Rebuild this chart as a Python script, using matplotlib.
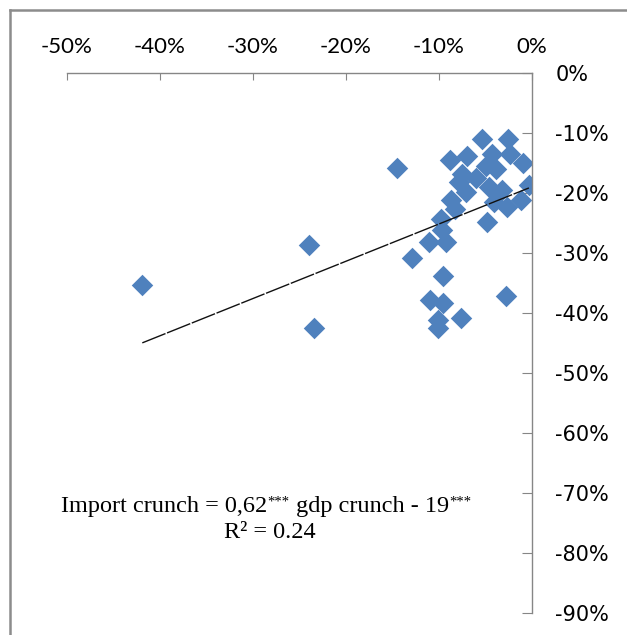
import matplotlib
matplotlib.use("Agg")
import matplotlib.pyplot as plt
from matplotlib.lines import Line2D
from matplotlib.ticker import FuncFormatter

# GDP crunch (x, %) and import crunch (y, %) per country
gdp_crunch = [-14.5, -5.3, -2.6, -8.8, -7.0, -4.3, -0.9, -4.9, -3.8, -7.5,
              -7.8, -6.0, -2.3, -0.3, -7.1, -4.6, -3.2, -8.7, -8.2, -4.1,
              -2.7, -1.2, -9.8, -4.8, -9.7, -11.1, -9.2, -12.9, -9.5, -10.9,
              -9.5, -2.8, -7.6, -10.1, -10.1, -41.9, -24.0, -23.4]
import_crunch = [-15.8, -11.1, -11.1, -14.6, -13.9, -13.6, -15.1, -15.6, -16.1, -16.8,
                 -18.2, -17.6, -13.6, -18.7, -19.8, -19.0, -19.5, -21.2, -22.7, -21.5,
                 -22.4, -21.2, -24.4, -24.9, -26.2, -28.2, -28.2, -30.8, -33.8, -37.8,
                 -38.3, -37.1, -40.8, -41.2, -42.5, -35.3, -28.7, -42.5]

trend_slope = 0.62
trend_intercept = -19.0
r_squared = 0.24

x_ticks = [-50, -40, -30, -20, -10, 0]
y_ticks = [0, -10, -20, -30, -40, -50, -60, -70, -80, -90]

W, H = 627, 635
fig = plt.figure(figsize=(W / 100, H / 100), dpi=100)
ax = fig.add_axes([67 / W, 1 - 613.3 / H, (531.7 - 67) / W, (613.3 - 72.7) / H])

ax.scatter(gdp_crunch, import_crunch, marker="D", s=120, color="#4F81BD",
           linewidths=0, zorder=2)

xs = [min(gdp_crunch), max(gdp_crunch)]
ax.plot(xs, [trend_slope * v + trend_intercept for v in xs], color="#111111",
        lw=1.0, ls=(0, (18, 1.2)), zorder=3)

ax.set_xlim(-50, 0)
ax.set_ylim(-90, 0)
ax.set_xticks(x_ticks)
ax.set_yticks(y_ticks)
pct = FuncFormatter(lambda v, _: f"{v:.0f}%")
ax.xaxis.set_major_formatter(pct)
ax.yaxis.set_major_formatter(pct)
ax.xaxis.tick_top()
ax.yaxis.tick_right()

for s in ("left", "bottom"):
    ax.spines[s].set_visible(False)
for s in ("top", "right"):
    ax.spines[s].set_color("#868686")
    ax.spines[s].set_linewidth(1.0)

ax.tick_params(axis="x", direction="in", length=5, color="#868686", pad=11,
               labelsize=16, labelcolor="black")
ax.tick_params(axis="y", direction="in", length=7, color="#868686", pad=17,
               labelsize=15, labelcolor="black")
for lab in ax.get_xticklabels():
    lab.set_family("Lato")
for lab in ax.get_yticklabels():
    lab.set_family("DejaVu Sans")

# regression equation, pieces chained so the *** sit as superscripts
serif = dict(family="Liberation Serif", fontsize=17.5)
sup = dict(family="Liberation Serif", fontsize=10.5)
t1 = fig.text(60.7 / W, 1 - 511.7 / H, "Import crunch = 0,62",
              ha="left", va="baseline", **serif)
t2 = fig.add_artist(matplotlib.text.Annotation(
    "***", xy=(1, 1), xycoords=t1, xytext=(0.5, 0), textcoords="offset points",
    ha="left", va="top", **sup))
t3 = fig.add_artist(matplotlib.text.Annotation(
    " gdp crunch - 19", xy=(1, 0), xycoords=(t2, t1), ha="left", va="bottom",
    **serif))
fig.add_artist(matplotlib.text.Annotation(
    "***", xy=(1, 1), xycoords=t3, xytext=(0.5, 0), textcoords="offset points",
    ha="left", va="top", **sup))
fig.text(269.5 / W, 1 - 538 / H, f"R\u00b2 = {r_squared:.2f}",
         ha="center", va="baseline", **serif)

# chart-area frame (only top and left edges are visible in the crop)
fig.add_artist(Line2D([10 / W, 1], [1 - 10 / H, 1 - 10 / H], color="#8c8c8c",
                      lw=1.8, transform=fig.transFigure))
fig.add_artist(Line2D([10 / W, 10 / W], [0, 1 - 10 / H], color="#8c8c8c",
                      lw=1.8, transform=fig.transFigure))

fig.savefig("out.png", dpi=100)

_ _ _ _

Objective:
Pictures stay out. Repeat only the lines from the beginning of the data through the line that has "ax.yaxis.tick_right()".

Task response:
Rebuild this chart as a Python script, using matplotlib.
import matplotlib
matplotlib.use("Agg")
import matplotlib.pyplot as plt
from matplotlib.lines import Line2D
from matplotlib.ticker import FuncFormatter

# GDP crunch (x, %) and import crunch (y, %) per country
gdp_crunch = [-14.5, -5.3, -2.6, -8.8, -7.0, -4.3, -0.9, -4.9, -3.8, -7.5,
              -7.8, -6.0, -2.3, -0.3, -7.1, -4.6, -3.2, -8.7, -8.2, -4.1,
              -2.7, -1.2, -9.8, -4.8, -9.7, -11.1, -9.2, -12.9, -9.5, -10.9,
              -9.5, -2.8, -7.6, -10.1, -10.1, -41.9, -24.0, -23.4]
import_crunch = [-15.8, -11.1, -11.1, -14.6, -13.9, -13.6, -15.1, -15.6, -16.1, -16.8,
                 -18.2, -17.6, -13.6, -18.7, -19.8, -19.0, -19.5, -21.2, -22.7, -21.5,
                 -22.4, -21.2, -24.4, -24.9, -26.2, -28.2, -28.2, -30.8, -33.8, -37.8,
                 -38.3, -37.1, -40.8, -41.2, -42.5, -35.3, -28.7, -42.5]

trend_slope = 0.62
trend_intercept = -19.0
r_squared = 0.24

x_ticks = [-50, -40, -30, -20, -10, 0]
y_ticks = [0, -10, -20, -30, -40, -50, -60, -70, -80, -90]

W, H = 627, 635
fig = plt.figure(figsize=(W / 100, H / 100), dpi=100)
ax = fig.add_axes([67 / W, 1 - 613.3 / H, (531.7 - 67) / W, (613.3 - 72.7) / H])

ax.scatter(gdp_crunch, import_crunch, marker="D", s=120, color="#4F81BD",
           linewidths=0, zorder=2)

xs = [min(gdp_crunch), max(gdp_crunch)]
ax.plot(xs, [trend_slope * v + trend_intercept for v in xs], color="#111111",
        lw=1.0, ls=(0, (18, 1.2)), zorder=3)

ax.set_xlim(-50, 0)
ax.set_ylim(-90, 0)
ax.set_xticks(x_ticks)
ax.set_yticks(y_ticks)
pct = FuncFormatter(lambda v, _: f"{v:.0f}%")
ax.xaxis.set_major_formatter(pct)
ax.yaxis.set_major_formatter(pct)
ax.xaxis.tick_top()
ax.yaxis.tick_right()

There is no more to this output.